··· MATERIAL SHOWN ···

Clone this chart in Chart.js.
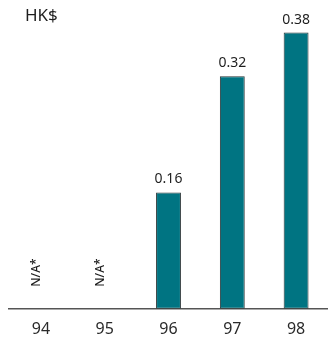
<!DOCTYPE html>
<html>
<head>
<meta charset="utf-8">
<script src="https://cdn.jsdelivr.net/npm/chart.js@4"></script>
<style>
  html, body { margin: 0; padding: 0; background: #fff; }
  #wrap { width: 328px; height: 338px; }
</style>
</head>
<body>
<div id="wrap"><canvas id="dpsChart"></canvas></div>
<script>
var years = ["94", "95", "96", "97", "98"];
var dividends = [null, null, 0.16, 0.32, 0.38];
var valueLabels = ["N/A*", "N/A*", "0.16", "0.32", "0.38"];
var unitLabel = "HK$";

var FONT = "'Noto Sans', 'Open Sans', sans-serif";

// draws the unit, the values above the bars and the rotated N/A* notes
var labelPlugin = {
  id: "barLabels",
  afterDatasetsDraw: function (chart) {
    var ctx = chart.ctx;
    var meta = chart.getDatasetMeta(0);
    var xScale = chart.scales.x;
    var yScale = chart.scales.y;
    ctx.save();
    ctx.fillStyle = "#1e1e1e";
    ctx.font = "17px " + FONT;
    ctx.textAlign = "left";
    ctx.textBaseline = "middle";
    ctx.fillText(unitLabel, 25, 16);

    ctx.font = "14px " + FONT;
    meta.data.forEach(function (bar, i) {
      if (dividends[i] === null) {
        var x = xScale.getPixelForValue(i);
        var y = yScale.getPixelForValue(0);
        ctx.save();
        ctx.translate(x - 4, y - 22);
        ctx.rotate(-Math.PI / 2);
        ctx.font = "500 12px " + FONT;
        ctx.textAlign = "left";
        ctx.textBaseline = "middle";
        ctx.fillText(valueLabels[i], 0, 0);
        ctx.restore();
      } else {
        ctx.textAlign = "center";
        ctx.textBaseline = "alphabetic";
        ctx.fillText(valueLabels[i], bar.x, bar.y - 9);
      }
    });
    ctx.restore();
  },
};

var chart = new Chart(document.getElementById("dpsChart").getContext("2d"), {
  type: "bar",
  data: {
    labels: years,
    datasets: [
      {
        data: dividends,
        backgroundColor: "#007482",
        borderColor: "#2a3436",
        borderWidth: 1,
        borderSkipped: false,
        barPercentage: 0.39,
        categoryPercentage: 1,
      },
    ],
  },
  options: {
    responsive: true,
    maintainAspectRatio: false,
    animation: false,
    layout: { padding: { left: 9, right: 0, top: 18, bottom: -12 } },
    plugins: {
      legend: { display: false },
      tooltip: { enabled: false },
    },
    scales: {
      x: {
        grid: { display: false, drawTicks: false },
        border: { display: true, color: "#555", width: 1.5 },
        ticks: {
          color: "#2a2a2a",
          font: { size: 16, family: FONT },
          padding: 11,
        },
      },
      y: {
        display: false,
        min: 0,
        max: 0.4,
      },
    },
  },
  plugins: [labelPlugin],
});
</script>
</body>
</html>
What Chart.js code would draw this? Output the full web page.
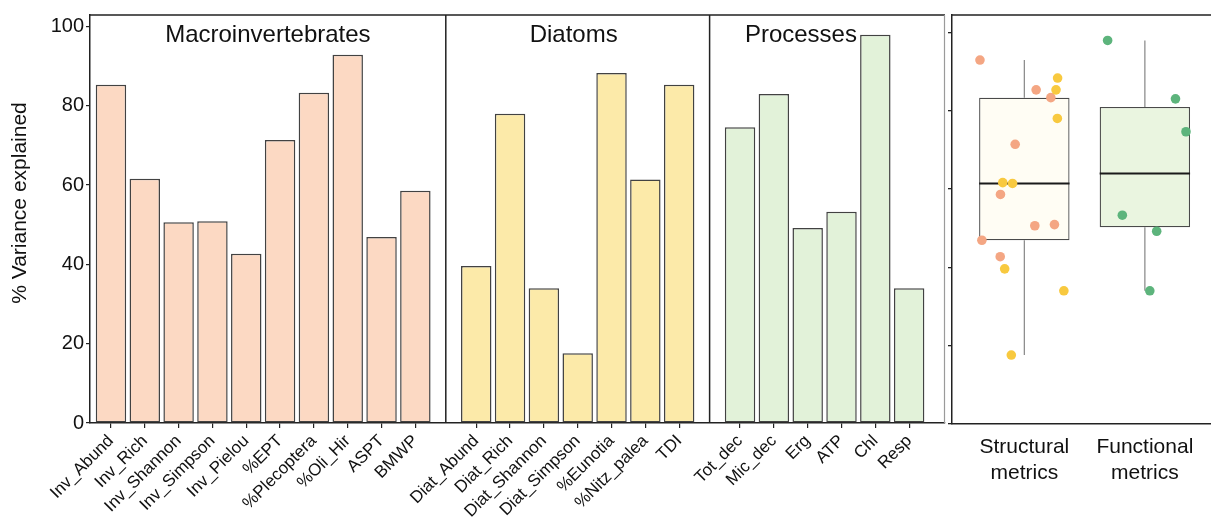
<!DOCTYPE html>
<html>
<head>
<meta charset="utf-8">
<script src="https://cdn.jsdelivr.net/npm/chart.js@4.4.1/dist/chart.umd.min.js"></script>
<style>
  html, body { margin: 0; padding: 0; background: #fff; overflow: hidden; width: 1211px; height: 519px; }
  #wrap { position: relative; width: 1211px; height: 519px; overflow: hidden; }
  #bars { position: absolute; left: 0; top: 0; width: 946px; height: 519px; }
  #box  { position: absolute; left: 940px; top: 0; width: 282px; height: 519px; }
</style>
</head>
<body>
<div id="wrap">
  <div id="bars"><canvas id="barCanvas"></canvas></div>
  <div id="box"><canvas id="boxCanvas"></canvas></div>
</div>
<script>
// ---- data ----
const macroLabels = ['Inv_Abund', 'Inv_Rich', 'Inv_Shannon', 'Inv_Simpson', 'Inv_Pielou',
                     '%EPT', '%Plecoptera', '%Oli_Hir', 'ASPT', 'BMWP'];
const macroValues = [85.3, 61.6, 50.6, 50.9, 42.7, 71.4, 83.3, 92.9, 46.9, 58.6];

const diatomLabels = ['Diat_Abund', 'Diat_Rich', 'Diat_Shannon', 'Diat_Simpson',
                      '%Eunotia', '%Nitz_palea', 'TDI'];
const diatomValues = [39.6, 78.0, 34.0, 17.6, 88.3, 61.4, 85.3];

const processLabels = ['Tot_dec', 'Mic_dec', 'Erg', 'ATP', 'Chl', 'Resp'];
const processValues = [74.6, 83.0, 49.2, 53.3, 97.9, 34.0];

const panelTitles = ['Macroinvertebrates', 'Diatoms', 'Processes'];
const yTickValues = [0, 20, 40, 60, 80, 100];
const yAxisTitle = '% Variance explained';

const boxCategories = [['Structural', 'metrics'], ['Functional', 'metrics']];
// point set for each structural metric (macroinvertebrate list, then diatom list)
const structuralPointSet = ['M', 'D', 'M', 'M', 'M', 'M', 'M', 'M', 'M', 'M',
                            'D', 'D', 'D', 'D', 'D', 'D', 'D'];
// horizontal jitter of the points, in category units
const structuralJitter = [0.098, -0.179, 0.087, 0.25, -0.2, -0.076, 0.22, -0.368, -0.352, -0.198,
                          -0.163, 0.274, 0.328, -0.108, 0.276, -0.098, 0.263];
const functionalJitter = [0.341, 0.254, 0.098, -0.187, -0.309, 0.041];

// ---- style ----
const FONT = "'Liberation Sans', Arial, Helvetica, sans-serif";
const INK = '#111111';
const AXIS = '#222222';
const barFills = ['#FCD9C3', '#FCEAA9', '#E2F2D9'];
const barEdge = '#424242';
const pointColours = { M: '#F4A683', D: '#F8C93F', F: '#5DB47C' };
const boxFills = ['#FFFDF4', '#EAF5E0'];

// facet layout along one linear axis (units = one bar slot)
const PANEL_GAP = 1.8;
const X_PAD_LEFT = 0.62;
const X_PAD_RIGHT = 1.06;
const titleShift = [0, -0.12, -0.78];

const panels = [
  { labels: macroLabels,   values: macroValues },
  { labels: diatomLabels,  values: diatomValues },
  { labels: processLabels, values: processValues }
];
let cursor = 0;
panels.forEach((p, k) => {
  p.title = panelTitles[k];
  p.start = cursor;
  p.end = cursor + p.labels.length - 1;
  cursor = p.end + PANEL_GAP;
});
const tickPositions = [];
const tickNames = [];
panels.forEach(p => p.labels.forEach((l, i) => { tickPositions.push(p.start + i); tickNames.push(l); }));
const boundaries = [];
for (let k = 0; k < panels.length - 1; k++) boundaries.push((panels[k].end + panels[k + 1].start) / 2);
const xMin = panels[0].start - X_PAD_LEFT;
const xMax = panels[panels.length - 1].end + X_PAD_RIGHT;
const panelEdges = [xMin, ...boundaries, xMax];

// frame lines, facet titles and the y-axis title
const facetPlugin = {
  id: 'facetFrame',
  afterDatasetsDraw(chart) {
    const { ctx, chartArea: a, scales: { x } } = chart;
    ctx.save();
    ctx.strokeStyle = AXIS;
    ctx.lineWidth = 1.5;
    ctx.beginPath();
    ctx.moveTo(a.left, a.top); ctx.lineTo(a.right, a.top);
    boundaries.forEach(b => {
      const px = x.getPixelForValue(b);
      ctx.moveTo(px, a.top); ctx.lineTo(px, a.bottom);
    });
    ctx.stroke();
    ctx.strokeStyle = '#9a9a9a';
    ctx.lineWidth = 1.2;
    ctx.beginPath();
    ctx.moveTo(a.right - 0.5, a.top); ctx.lineTo(a.right - 0.5, a.bottom);
    ctx.stroke();
    ctx.fillStyle = INK;
    ctx.font = '24px ' + FONT;
    ctx.textAlign = 'center';
    ctx.textBaseline = 'alphabetic';
    panels.forEach((p, k) => {
      const c = (panelEdges[k] + panelEdges[k + 1]) / 2 + titleShift[k];
      ctx.fillText(p.title, x.getPixelForValue(c), a.top + 27);
    });
    // axis title, set a little above the middle of the value axis
    ctx.save();
    ctx.translate(20, (a.top + a.bottom) / 2 - 16);
    ctx.rotate(-Math.PI / 2);
    ctx.textBaseline = 'middle';
    ctx.font = '21px ' + FONT;
    ctx.fillText(yAxisTitle, 0, 0);
    ctx.restore();
    ctx.restore();
  }
};

const barChart = new Chart(document.getElementById('barCanvas'), {
  type: 'bar',
  data: {
    datasets: panels.map((p, k) => ({
      label: p.title,
      data: p.values.map((v, i) => ({ x: p.start + i, y: v })),
      backgroundColor: barFills[k],
      borderColor: barEdge,
      borderWidth: 1.5,
      borderSkipped: false,
      grouped: false,
      categoryPercentage: 0.9,
      barPercentage: 1
    }))
  },
  options: {
    responsive: true,
    maintainAspectRatio: false,
    animation: false,
    layout: { padding: { top: 15, right: 1, left: 0, bottom: 0 } },
    plugins: { legend: { display: false }, tooltip: { enabled: false } },
    scales: {
      x: {
        type: 'linear',
        min: xMin,
        max: xMax,
        offset: false,
        afterBuildTicks: s => { s.ticks = tickPositions.map(v => ({ value: v })); },
        afterFit: s => { s.height = 96; s.paddingLeft = 0; s.paddingRight = 0; },
        grid: { display: true, drawOnChartArea: false, offset: false, tickLength: 5, color: AXIS, lineWidth: 1.2 },
        border: { display: true, color: AXIS, width: 1.5 },
        ticks: {
          autoSkip: false,
          minRotation: 45,
          maxRotation: 45,
          padding: 3,
          color: INK,
          font: { family: FONT, size: 17 },
          callback: (v, i) => tickNames[i]
        }
      },
      y: {
        min: 0,
        max: 102.9,
        afterBuildTicks: s => { s.ticks = yTickValues.map(v => ({ value: v })); },
        afterFit: s => { s.width = 90; },
        grid: { display: true, drawOnChartArea: false, tickLength: 4, color: AXIS, lineWidth: 1.2 },
        border: { display: true, color: AXIS, width: 1.5 },
        ticks: { padding: 2, color: INK, font: { family: FONT, size: 20 } }
      }
    }
  },
  plugins: [facetPlugin]
});

// ---- box plot of the two metric families ----
function quantile(sorted, p) {
  const h = (sorted.length - 1) * p;
  const lo = Math.floor(h);
  return sorted[lo] + (h - lo) * ((sorted[Math.min(lo + 1, sorted.length - 1)]) - sorted[lo]);
}
function boxStats(values) {
  const s = [...values].sort((a, b) => a - b);
  const q1 = quantile(s, 0.25), med = quantile(s, 0.5), q3 = quantile(s, 0.75);
  const iqr = q3 - q1;
  const lo = Math.min(...s.filter(v => v >= q1 - 1.5 * iqr));
  const hi = Math.max(...s.filter(v => v <= q3 + 1.5 * iqr));
  return { q1, med, q3, lo, hi };
}

const structuralValues = [...macroValues, ...diatomValues];
const groups = [
  { values: structuralValues, jitter: structuralJitter, sets: structuralPointSet },
  { values: processValues, jitter: functionalJitter, sets: processValues.map(() => 'F') }
];
groups.forEach((g, k) => { g.x = k + 1; g.stats = boxStats(g.values); });

const HALF_BOX = 0.375;
const whiskerData = [];
const medianData = [];
groups.forEach(g => {
  const s = g.stats;
  whiskerData.push({ x: g.x, y: s.hi }, { x: g.x, y: s.q3 }, { x: g.x, y: null },
                   { x: g.x, y: s.q1 }, { x: g.x, y: s.lo }, { x: g.x, y: null });
  medianData.push({ x: g.x - HALF_BOX, y: s.med }, { x: g.x + HALF_BOX, y: s.med }, { x: g.x, y: null });
});

const boxFramePlugin = {
  id: 'boxFrame',
  afterDatasetsDraw(chart) {
    const { ctx, chartArea: a } = chart;
    ctx.save();
    ctx.strokeStyle = AXIS;
    ctx.lineWidth = 1.5;
    ctx.beginPath();
    ctx.moveTo(a.left, a.top); ctx.lineTo(a.right, a.top); ctx.lineTo(a.right, a.bottom);
    ctx.stroke();
    ctx.restore();
  }
};

const boxChart = new Chart(document.getElementById('boxCanvas'), {
  type: 'bar',
  data: {
    datasets: [
      {
        type: 'bar',
        label: 'box',
        data: groups.map(g => ({ x: g.x, y: [g.stats.q1, g.stats.q3] })),
        backgroundColor: boxFills,
        borderColor: '#4a4a4a',
        borderWidth: 1.3,
        borderSkipped: false,
        grouped: false,
        categoryPercentage: 0.75,
        barPercentage: 1,
        order: 4
      },
      {
        type: 'line',
        label: 'whiskers',
        data: whiskerData,
        borderColor: '#858585',
        borderWidth: 1.2,
        pointRadius: 0,
        spanGaps: false,
        order: 5
      },
      {
        type: 'line',
        label: 'median',
        data: medianData,
        borderColor: '#1a1a1a',
        borderWidth: 2,
        pointRadius: 0,
        spanGaps: false,
        order: 2
      },
      ...groups.map((g, k) => ({
        type: 'scatter',
        label: 'points ' + (k + 1),
        data: g.values.map((v, i) => ({ x: g.x + g.jitter[i], y: v })),
        backgroundColor: g.sets.map(t => pointColours[t]),
        borderWidth: 0,
        pointRadius: 4.8,
        order: 0
      }))
    ]
  },
  options: {
    responsive: true,
    maintainAspectRatio: false,
    animation: false,
    layout: { padding: { top: 15, right: 0, left: 0, bottom: 0 } },
    plugins: { legend: { display: false }, tooltip: { enabled: false } },
    scales: {
      x: {
        type: 'linear',
        min: 0.4,
        max: 2.6,
        offset: false,
        afterBuildTicks: s => { s.ticks = groups.map(g => ({ value: g.x })); },
        afterFit: s => { s.height = 95; s.paddingLeft = 0; s.paddingRight = 0; },
        grid: { display: false },
        border: { display: true, color: AXIS, width: 1.5 },
        ticks: {
          autoSkip: false,
          maxRotation: 0,
          minRotation: 0,
          padding: 3,
          color: INK,
          font: { family: FONT, size: 21, lineHeight: 1.2 },
          callback: (v, i) => boxCategories[i]
        }
      },
      y: {
        min: 0,
        max: 104.4,
        afterBuildTicks: s => { s.ticks = yTickValues.map(v => ({ value: v })); },
        afterFit: s => { s.width = 12; },
        grid: { display: true, drawOnChartArea: false, tickLength: 4, color: AXIS, lineWidth: 1.3 },
        border: { display: true, color: AXIS, width: 1.5 },
        ticks: { display: false }
      }
    }
  },
  plugins: [boxFramePlugin]
});
</script>
</body>
</html>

···

» **TASK TO CARRY OUT**:
Track down all lines above with the string "this" and copy them.

» **OUTPUT**:
Clone this chart in Chart.js.
What Chart.js code would draw this? Output the full web page.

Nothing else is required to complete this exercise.